If a driver uses additional restricted number components, a ten-place grid penalty will be given for the first offense. After that, a five-place penalty is imposed for each additional component.

Scoring and winning

Driver points are awarded based upon drivers’ finishing positions in each Grand Prix. These points are used to determine the winner of the Drivers’ Championship at the end of the season. First place is awarded 25 points, second is awarded 18 points, and third is awarded 15 points. During a race weekend, drivers participate in practice and qualifying sessions, which are used to determine their starting positions in the Grand Prix. 

Scoring:

  • 1st : 25 points
  • 2nd : 18 points
  • 3rd : 15 points
  • 4th : 12 points
  • 5th : 10 points
  • 6th : 8 points
  • 7th : 6 points
  • 8th : 4 points
  • 9th : 2 points
  • 10th : 1 point

Drivers (and their teams) can also earn an extra point for the fastest lap if they finish in the top 10.

Rules of Formula 1

Drivers and teams must adhere to the rules of F1, including the code of sportsmanship; cheating results in penalties or suspension.

Drivers must wear helmets, shoes, gloves, HANS devices, and race suits specifically designed for F1 races.

F1 race circuits are between approximately three and seven miles.

Teams may use no more than four total drivers in races throughout the season.

The race must last no longer than two hours, unless there is a race suspension. In the case of a suspension, extra time equal to the length of the suspension is added to the maximum race time, up to a total of three hours. 

Vehicles must be fully fueled at the beginning of a race; pit crews are no longer allowed to refuel during a race.

After two hours of green-flag racing, if the allotted race distance has not yet been completed, first place is awarded to the driver in the lead.

If there is a tie for the Drivers’ Championship, the driver with the highest number of race wins is awarded first place.

Drivers receive no points if fewer than two laps of green flag racing are able to be completed during the race.

If more than two laps but less than 75% of the race is completed due to race suspension, and the race cannot be resumed, the top drivers receive reduced points based on how much of the race has been completed.

A Formula 1 car must meet a minimum weight.
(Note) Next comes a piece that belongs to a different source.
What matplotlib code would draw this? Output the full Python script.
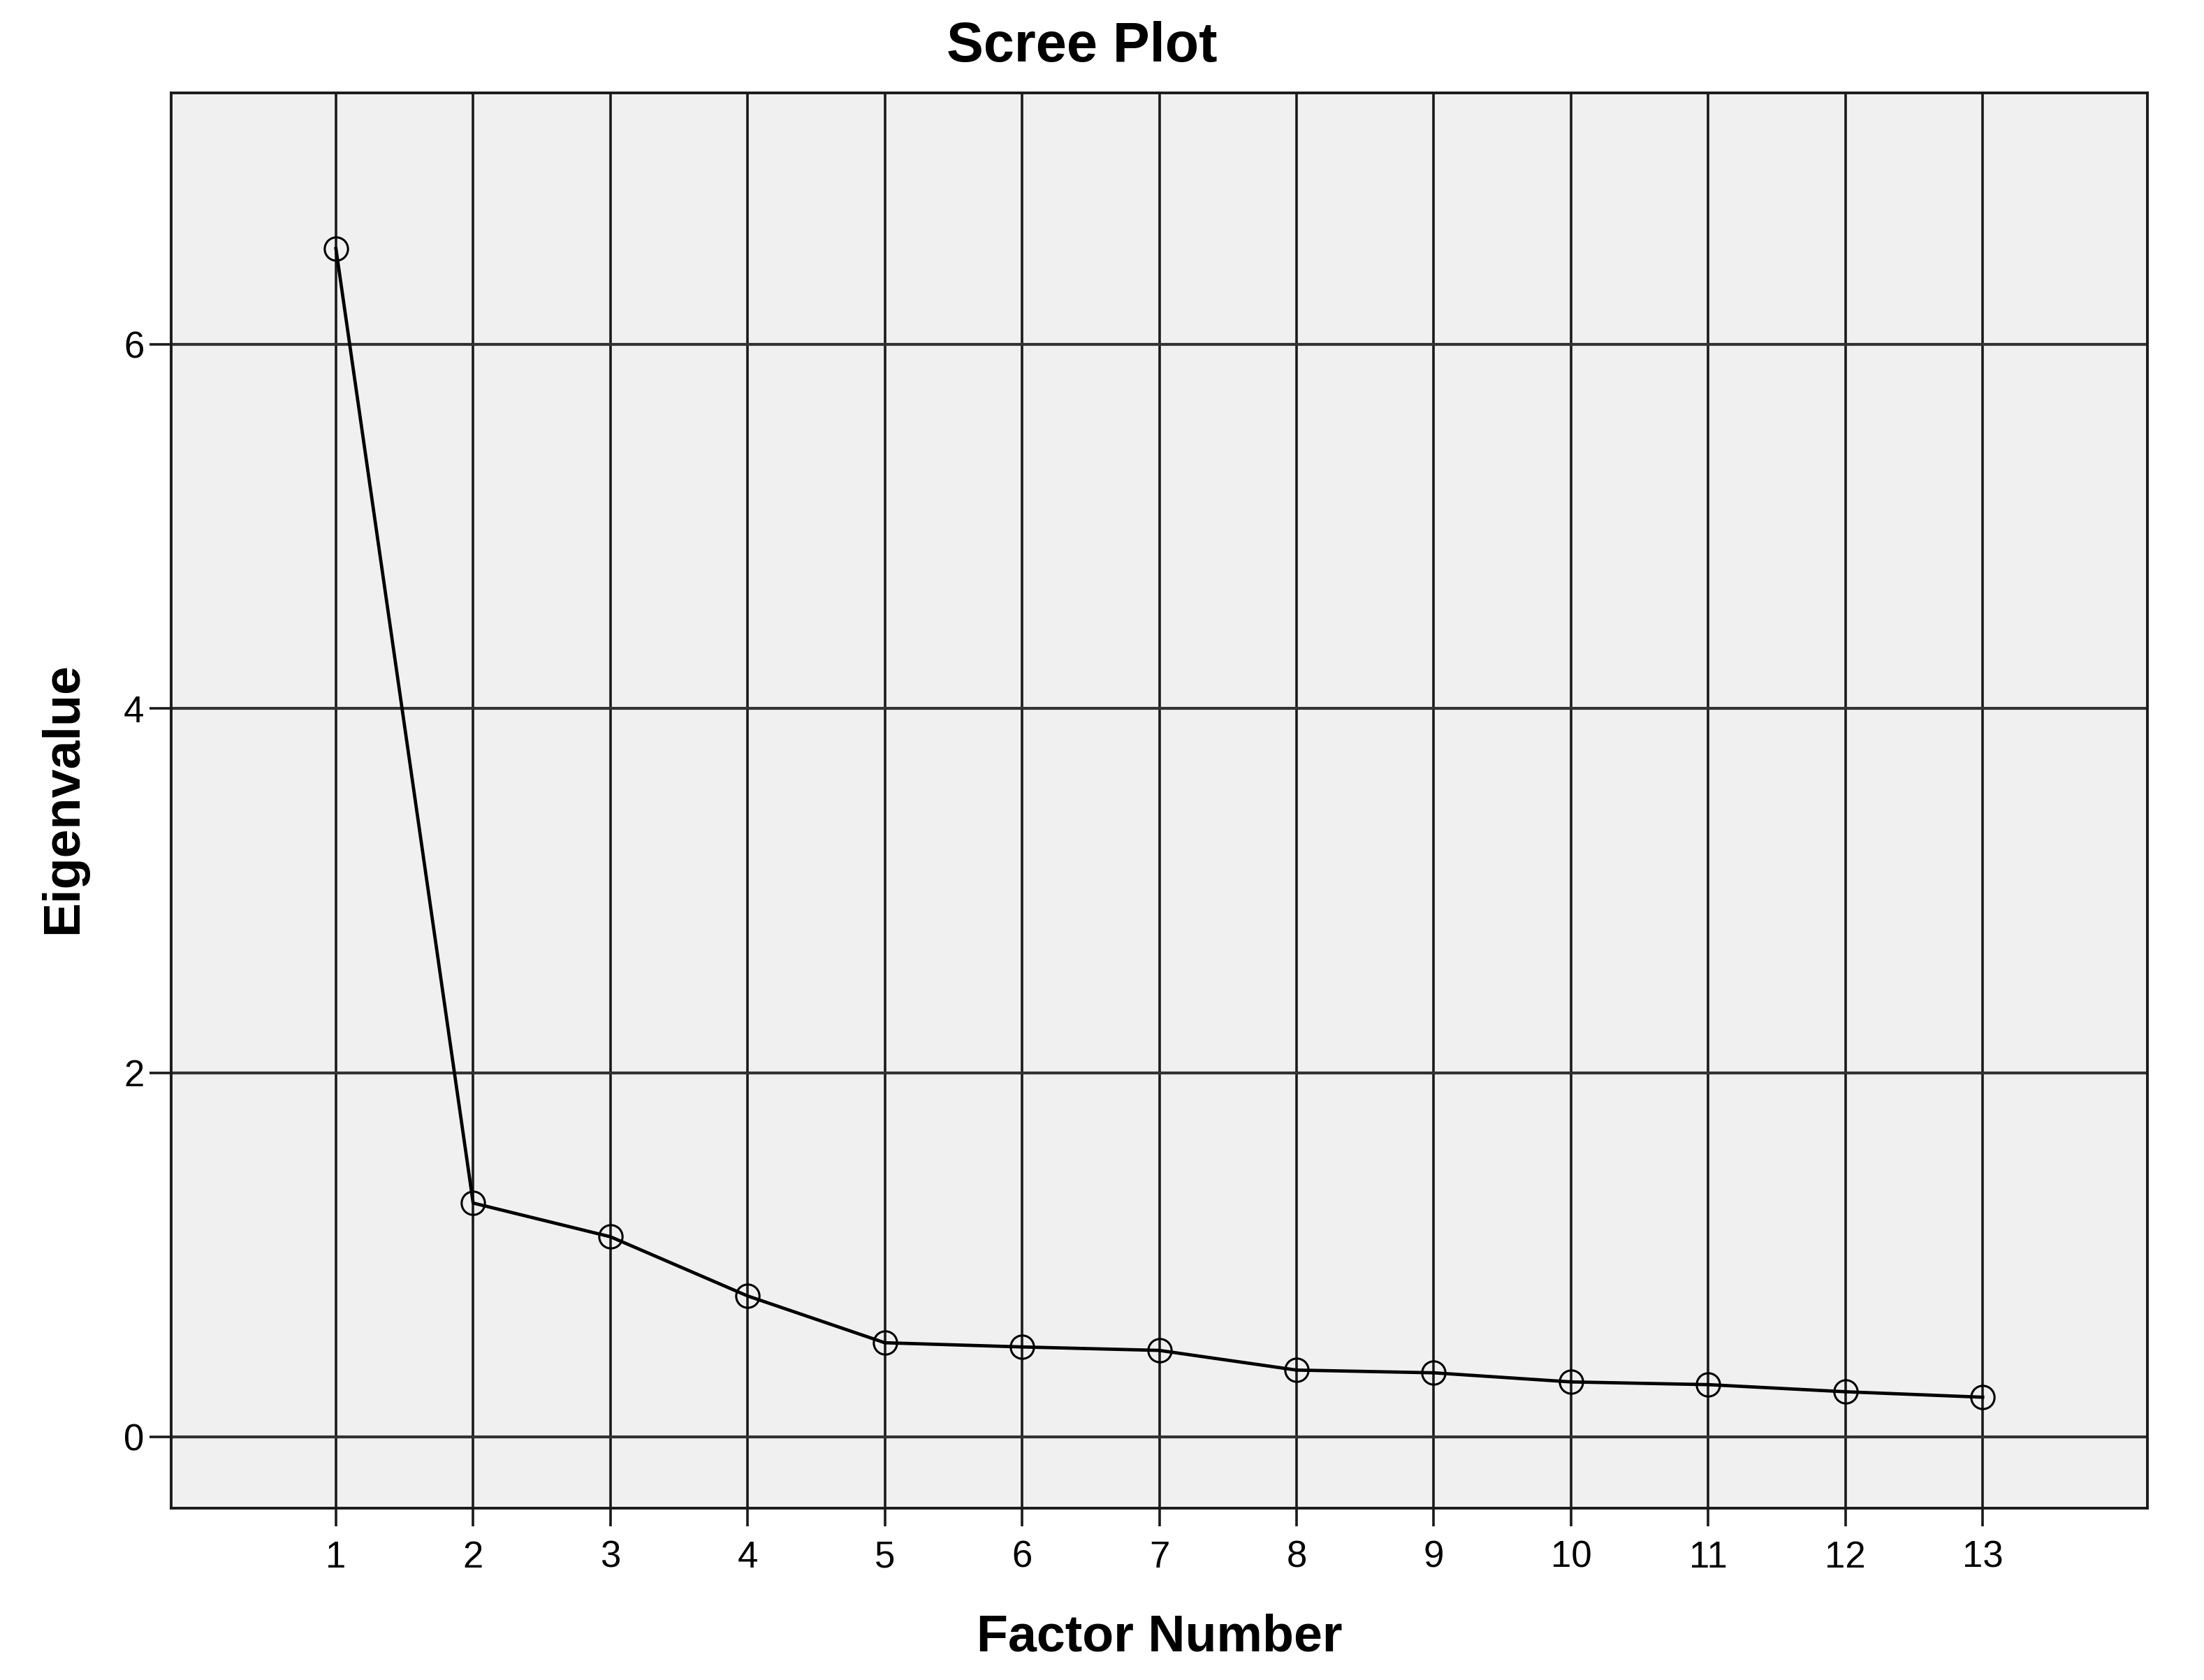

This weight includes all components of the car, the driver, their race suit, helmet, and HANS device. Drivers are not allowed to leave the race until they have been weighed as part of the post-race parc fermé inspection.
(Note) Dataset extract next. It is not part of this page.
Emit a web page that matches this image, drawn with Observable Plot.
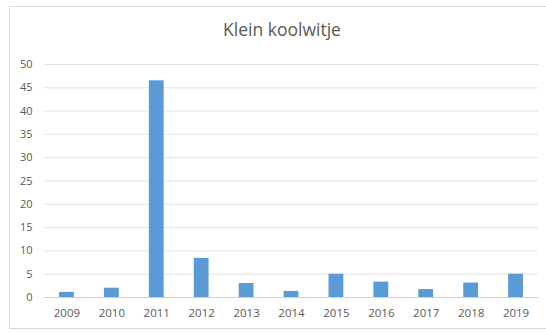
<!DOCTYPE html>
<html>
<head>
<meta charset="utf-8">
<script src="https://cdn.jsdelivr.net/npm/d3@7"></script>
<script src="https://cdn.jsdelivr.net/npm/@observablehq/plot@0.6"></script>
<style>
  html, body { margin: 0; padding: 0; background: #fff; }
  body { width: 546px; height: 332px; position: relative; overflow: hidden; font-family: "Open Sans", sans-serif; }
  #frame { position: absolute; left: 9px; top: 6px; width: 545px; height: 323px; border: 1px solid #d9d9d9; box-sizing: border-box; }
  #title { position: absolute; left: 0; width: 564px; top: 17px; text-align: center; font-size: 17.5px; color: #595959; line-height: 24px; }
  #chart { position: absolute; left: 0; top: 0; }
</style>
</head>
<body>
<div id="frame"></div>
<div id="title">Klein koolwitje</div>
<div id="chart"></div>
<script>
const years = ["2009","2010","2011","2012","2013","2014","2015","2016","2017","2018","2019"];
const counts = [1.1, 2, 46.5, 8.4, 3, 1.3, 5, 3.3, 1.7, 3.1, 5];
const yTicks = [0,5,10,15,20,25,30,35,40,45,50];

const data = years.map((y, i) => ({year: y, value: counts[i]}));

const chart = Plot.plot({
  width: 546,
  height: 332,
  marginLeft: 44,
  marginRight: 8,
  marginTop: 64,
  marginBottom: 35,
  style: {fontFamily: "'Open Sans', sans-serif", fontSize: "11px", color: "#595959", background: "transparent"},
  x: {domain: years, paddingInner: 0.67, paddingOuter: 0.335, round: false, label: null},
  y: {domain: [0, 50], label: null},
  marks: [
    Plot.ruleY(yTicks.filter(d => d > 0), {stroke: "#e3e3e3", strokeWidth: 1}),
    Plot.ruleY([0], {stroke: "#d0d0d0", strokeWidth: 1}),
    Plot.barY(data, {x: "year", y: "value", fill: "#5b9bd5"}),
    Plot.axisX({tickSize: 0, tickPadding: 11, fontSize: 11.5, label: null}),
    Plot.axisY({ticks: yTicks, tickSize: 0, tickPadding: 12, fontSize: 11, label: null})
  ]
});
document.getElementById("chart").appendChild(chart);
</script>
</body>
</html>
Race weekends are three-day events consisting of two days of free practice, qualifying, and sprint sessions, followed by the Grand Prix on the third day, usually a Sunday.

FAQ

What is Formula 1?

Formula 1 is the highest division of open-wheel racing in the world. Ten teams compete to win races during 23 weekends across the series’s eight-month schedule. Each team features two drivers in every race. Racers take part in qualifying sessions that determine their starting position during the race. The top 10 finishers are awarded points toward the Drivers’ Championship.

What is a drive-through penalty in Formula 1?

A drive-through penalty in Formula 1 is a penalty assessed to a driver in which they are required to drive through the pit lane at a decreased speed before rejoining the race. Although the driver is not required to stop while in the pit lane, they are required to adhere to the pit lane speed limit, which is much slower than the racing pace.

What is the minimum distance of a Grand Prix race?

The minimum distance of a Formula 1 race is 305 kilometers, or approximately 190 miles. This means that each race can be a different number of laps since tracks vary in lap distance. The one exception to this rule is the Monaco Grand Prix, which runs approximately 160 miles.

How many cars are in a Formula 1 race?

There are 20 cars in each Formula 1 race. There are ten racing teams in Formula 1 that feature two drivers in each race. However, sometimes there are situations such as crashes or disqualifications that don’t allow all 20 cars to finish the race. Thus, while 20 cars start every race, fewer than 20 may end up crossing the finish line. Competitions may be canceled if fewer than 12 cars are ready to compete.